Sustainable Invention Immersion Week is a one-week, co-curricular summer entrepreneurial boot camp for students that integrates sustainability at the point of invention. The program asks interdisciplinary student teams to ideate on an environmental problem to solve while providing students with a framework for assessing the potential impacts on human health and the environment of their ideas and then show them how to use the principles of green chemistry to minimize those impacts early in the ideation and development process while also building a ‘green’ business model around their project.
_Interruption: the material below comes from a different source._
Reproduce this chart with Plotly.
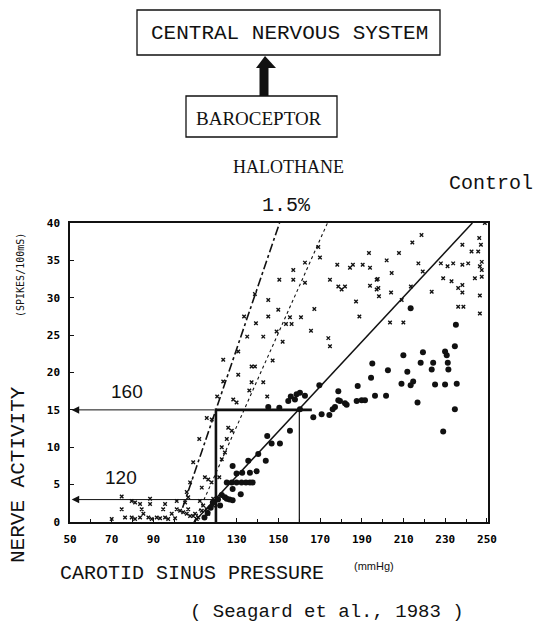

The boot camp is the first-step toward building a wider campus ‘Community of Practice’ around sustainable invention which will allow students to connect to resources, mentorship, competitions and funding sources to further their sustainable venture.  Sustainable Invention Immersion Week is a collaborative program sponsored by the University of Oregon's Lundquist Center for Entrepreneurship and Tyler Invention Greenhouse with partners from the School of Journalism and Communication, the Department of Product Design and the Center for Sustainable Business Practices.

Wolves: Conversations in Conservation and Controversy, an Interdisciplinary Field Course

Peg Boulay, senior instructor I, and Kathryn Lynch, instructor, Environmental Studies Program, College of Arts and Sciences

The Environmental Studies Program trains students in creative problem solving, critical thinking and responsible citizenship. Environmental Studies and Science majors gain a strong understanding of current environmental problems; the underlying social, economic and ecological causes; and potential solutions from interdisciplinary viewpoints. Environmental Studies majors are required to take an interdisciplinary capstone course in which they draw upon and synthesize the full range of their academic and personal experiences. The Williams Fund Instructional Grant supports the creation of a new field-based, publically-engaged interdisciplinary capstone course. We will use wolves as a lens to examine the interplay of ecology, sociology and policy in complex, controversial environmental issues.